- Born: Al Albertini August 10, 1922 Chester, Pennsylvania, U.S.
- Died: November 27, 2009 (aged 87) Arcadia, Florida, U.S.
- Occupations: Singer, musician, television presenter
- Formerly of: The Four Aces

= Al Alberts =

American popular singer and composer

Al Alberts (born Al Albertini, August 10, 1922 – November 27, 2009) was an American popular singer and composer.

==Early life and education==
Albertini was born August 10, 1922, in Chester, Pennsylvania. He attended South Philadelphia High School in South Philadelphia. As a teenager, he appeared on the Horn and Hardart Children's Hour, a radio program.

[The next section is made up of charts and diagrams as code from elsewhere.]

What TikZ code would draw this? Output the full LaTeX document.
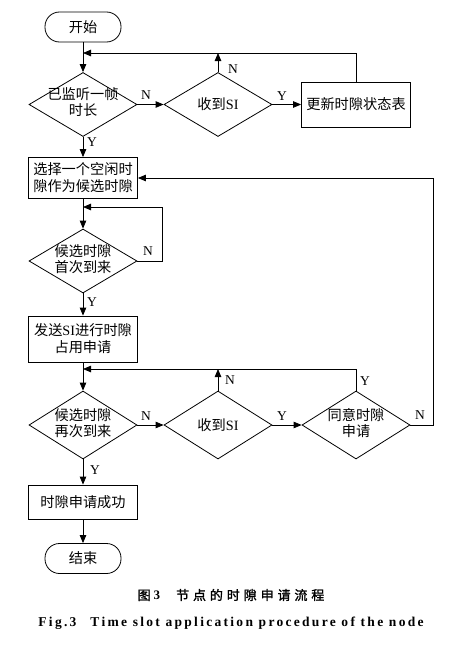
\documentclass[tikz,border=0pt]{standalone}
\usepackage{fontspec}
\setmainfont{Liberation Serif}
\newfontfamily\cjk{Noto Sans CJK SC}
\newfontfamily\cjkcap[FakeBold=1.5,LetterSpace=30]{Noto Sans CJK SC}
\newfontfamily\capfont[LetterSpace=17]{Liberation Serif}
\usetikzlibrary{shapes.geometric,arrows.meta}
\begin{document}
\begin{tikzpicture}[x=1pt,y=-1pt,
  line width=0.8pt,
  every node/.style={font=\cjk\fontsize{14.2}{17}\selectfont},
  term/.style={draw,rectangle,rounded corners=14.5pt,minimum width=76pt,minimum height=30pt,inner sep=0pt},
  proc/.style={draw,rectangle,minimum width=109pt,inner sep=0pt,align=center},
  dia/.style={draw,diamond,minimum width=108pt,minimum height=64pt,inner sep=0pt},
  yn/.style={font=\rmfamily\fontsize{13.5}{15}\selectfont,inner sep=0pt},
  arr/.style={-{Triangle[length=8pt,width=6.5pt]}}
]
\useasboundingbox (0,0) rectangle (463,645);
\fill[white] (0,0) rectangle (463,645);

\node[term] (start) at (83,27) {开始};
\node[dia,label={center:\begin{tabular}{@{}c@{}}已监听一帧\\[-1pt]时长\end{tabular}}] (d1) at (83,104.5) {};
\node[dia,label={center:收到{\rmfamily SI}}] (d2) at (218,104.5) {};
\node[proc,minimum height=45pt] (b1) at (356,104.5) {更新时隙状态表};
\node[proc,minimum height=41pt] (b2) at (83,178) {选择一个空闲时\\隙作为候选时隙};
\node[dia,label={center:\begin{tabular}{@{}c@{}}候选时隙\\[-1pt]首次到来\end{tabular}}] (d3) at (83,261) {};
\node[proc,minimum height=46pt] (b3) at (83,339) {发送{\rmfamily SI}进行时隙\\占用申请};
\node[dia,minimum height=68pt,label={center:\begin{tabular}{@{}c@{}}候选时隙\\[-1pt]再次到来\end{tabular}}] (d4) at (83,425) {};
\node[dia,minimum height=68pt,label={center:收到{\rmfamily SI}}] (d5) at (218,425) {};
\node[dia,minimum height=68pt,label={center:\begin{tabular}{@{}c@{}}同意时隙\\[-1pt]申请\end{tabular}}] (d6) at (356,425) {};
\node[proc,minimum height=34pt] (b4) at (83,502) {时隙申请成功};
\node[term] (end) at (83,558.5) {结束};

\coordinate (j1) at (83,53);
\coordinate (j2) at (83,207);
\coordinate (k2) at (162,261);
\coordinate (j3) at (83,369);
\coordinate (k6) at (433,425);

% top section
\draw[arr] (start) -- (d1);
\draw[arr] (b1.north) |- (j1);
\draw[arr] (d2.north) -- (d2.north |- j1);
\draw[arr] (d1.east) -- (d2.west);
\draw[arr] (d2.east) -- (b1.west);
\draw[arr] (d1.south) -- (b2.north);
\node[yn] at (146,95) {N};
\node[yn] at (282,96) {Y};
\node[yn] at (233,69) {N};
\node[yn] at (92,142) {Y};

% middle section
\draw[arr] (b2.south) -- (d3.north);
\draw[arr] (d3.east) -- (k2) |- (j2);
\node[yn] at (148,251) {N};
\draw[arr] (d3.south) -- (b3.north);
\node[yn] at (92,302) {Y};

% lower section
\draw[arr] (b3.south) -- (d4.north);
\draw[arr] (d6.north) |- (j3);
\draw[arr] (d5.north) -- (d5.north |- j3);
\draw[arr] (d4.east) -- (d5.west);
\draw[arr] (d5.east) -- (d6.west);
\draw[arr] (d6.east) -- (k6) |- (b2.east);
\draw[arr] (d4.south) -- (b4.north);
\draw[arr] (b4.south) -- (end.north);
\node[yn] at (146,416) {N};
\node[yn] at (282,416) {Y};
\node[yn] at (230,380) {N};
\node[yn] at (365,381) {Y};
\node[yn] at (420,415) {N};
\node[yn] at (95,470) {Y};

% captions
\node (cap1) at (231,595) {\cjkcap\fontsize{13}{15}\selectfont 图\hspace{3pt}{\rmfamily\bfseries 3}\hspace{16pt}节点的时隙申请流程};
\node (cap2) at (231,623) {\capfont\bfseries\fontsize{13.5}{15}\selectfont Fig.3\hspace{14pt}Time slot application procedure of the node};
\end{tikzpicture}
\end{document}
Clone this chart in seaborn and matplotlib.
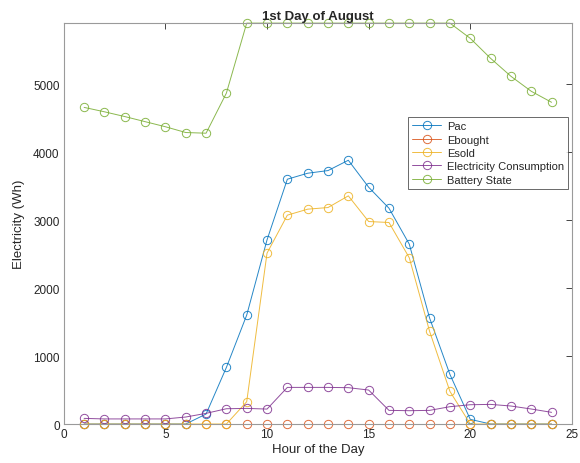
import matplotlib
matplotlib.use("Agg")
import matplotlib.pyplot as plt
import seaborn as sns
import pandas as pd

hours = list(range(1, 25))

pac = [0, 0, 0, 0, 0, 0, 147, 833, 1603, 2710, 3603, 3691, 3730, 3882,
       3485, 3176, 2647, 1559, 730, 69, 0, 0, 0, 0]
ebought = [0] * 24
esold = [0, 0, 0, 0, 0, 0, 0, 0, 328, 2515, 3074, 3162, 3186, 3358,
         2980, 2966, 2446, 1363, 480, 0, 0, 0, 0, 0]
consumption = [83, 75, 75, 75, 75, 103, 157, 225, 230, 220, 539, 539, 539, 535,
               500, 201, 196, 201, 255, 284, 289, 265, 221, 172]
battery = [4660, 4595, 4525, 4450, 4375, 4290, 4280, 4870, 5900, 5900, 5900, 5900,
           5900, 5900, 5900, 5900, 5900, 5900, 5900, 5676, 5382, 5118, 4897, 4735]

series_names = ["Pac", "Ebought", "Esold", "Electricity Consumption", "Battery State"]
series_values = [pac, ebought, esold, consumption, battery]
colors = ["#0072BD", "#D95319", "#EDB120", "#7E2F8E", "#77AC30"]

x_ticks = [0, 5, 10, 15, 20, 25]
y_ticks = [0, 1000, 2000, 3000, 4000, 5000]

sns.set_style("white")
plt.rcParams["font.family"] = ["Liberation Sans", "DejaVu Sans"]

fig = plt.figure(figsize=(5.8, 4.64), dpi=100)
ax = fig.add_axes([0.110, 0.084, 0.876, 0.864])

for name, vals, c in zip(series_names, series_values, colors):
    df = pd.DataFrame({"hour": hours, "value": vals})
    sns.lineplot(data=df, x="hour", y="value", ax=ax, color=c, linewidth=0.7,
                 marker="o", markersize=6, markerfacecolor="none",
                 markeredgecolor=c, markeredgewidth=0.7, alpha=0.85,
                 label=name, clip_on=False)

ax.set_xlim(0, 25)
ax.set_ylim(0, 5900)
ax.set_xticks(x_ticks)
ax.set_yticks(y_ticks)
ax.tick_params(direction="in", length=4, width=0.6, colors="#262626",
               labelsize=8.5, top=True, right=True, pad=3)
for sp in ax.spines.values():
    sp.set_color("#9a9a9a")
    sp.set_linewidth(0.8)
    sp.set_visible(True)

ax.set_xlabel("Hour of the Day", fontsize=9.5, color="#262626", labelpad=2)
ax.set_ylabel("Electricity (Wh)", fontsize=9.5, color="#262626", labelpad=6)
ax.set_title("1st Day of August", fontsize=9.5, fontweight="bold", pad=3)

leg = ax.legend(loc="upper left", bbox_to_anchor=(0.677, 0.766), fontsize=8,
                frameon=True, fancybox=False, handlelength=2.6,
                borderpad=0.4, labelspacing=0.3, handletextpad=0.5,
                borderaxespad=0)
leg.get_frame().set_edgecolor("#262626")
leg.get_frame().set_linewidth(0.6)

fig.savefig("out.png", dpi=100)
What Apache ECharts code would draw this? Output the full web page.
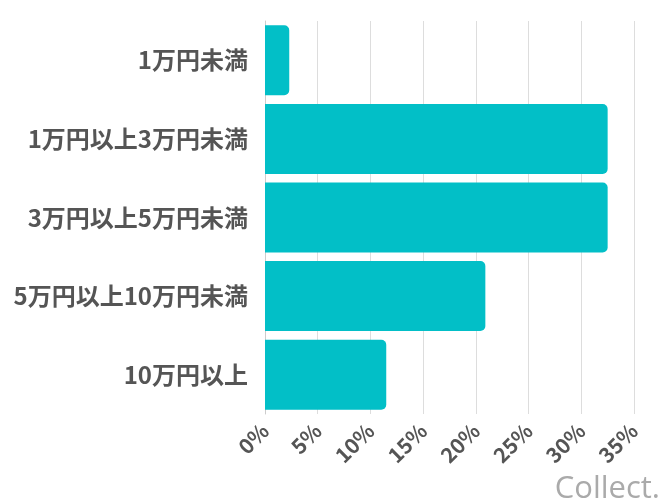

After graduating from South Philadelphia High School, he went to Temple University and then United States Navy, where he met Dave Mahoney. They went on to found The Four Aces.

==Career==
===Music career===

The Four Aces recorded the song "Three Coins in the Fountain", written by Jule Styne for the film of the same name. The song hit the No. 1 bestselling record twice in 1954, and won the Academy Award for Best Original Song the same year. Alberts also popularized the song "On the Way to Cape May", first through recording it, and then by performing it often on his later television show and specials.

The Four Aces biggest hit was "Love Is a Many-Splendored Thing", which was the theme to the 1955 film starring William Holden and Jennifer Jones. The song was a number one hit for four weeks, and it also won the Academy Award for best song.

In 1960, he recorded "On the Way to Cape May", a song about a man and woman falling in love on their way to Cape May, New Jersey. The song, written by Maurice "Buddy" Nugent, is a summertime anthem for the Philadelphia and South Jersey areas. The song became popular without the push of a major record label. It has become popular in a variety of 21st-century media, such as XM satellite and internet radio, and also enjoys regular airplay on many Delaware Valley AM and FM stations.

===Television career===
Alberts then became a television personality in Philadelphia, where he hosted a one-hour Saturday afternoon talent show, Al Alberts Showcase, which first aired on WKBS-TV, and then on WPVI-TV that featured a panel of local children known as the "Teeny Boppers". Also there was a group of young teenage dancers called the "Show Stoppers". Local talents of all ages would sing songs and perform dance routines. A young Andrew Pica made his debut on the show. Andrew would later go on to be a frequent guest and showstopper. The show helped launch the careers of Andrea McArdle, Sister Sledge, The Kinleys, and Teddy Pendergrass.

After 32 years of broadcasting, the show went off the air with Alberts' retirement in 2001.

==Death and legacy==
Alberts died at his home in Arcadia, Florida, of complications from renal failure. He was cremated and his ashes were scattered in the sea.

The Broadcast Pioneers of Philadelphia posthumously inducted Alberts into their Hall of Fame in 2010.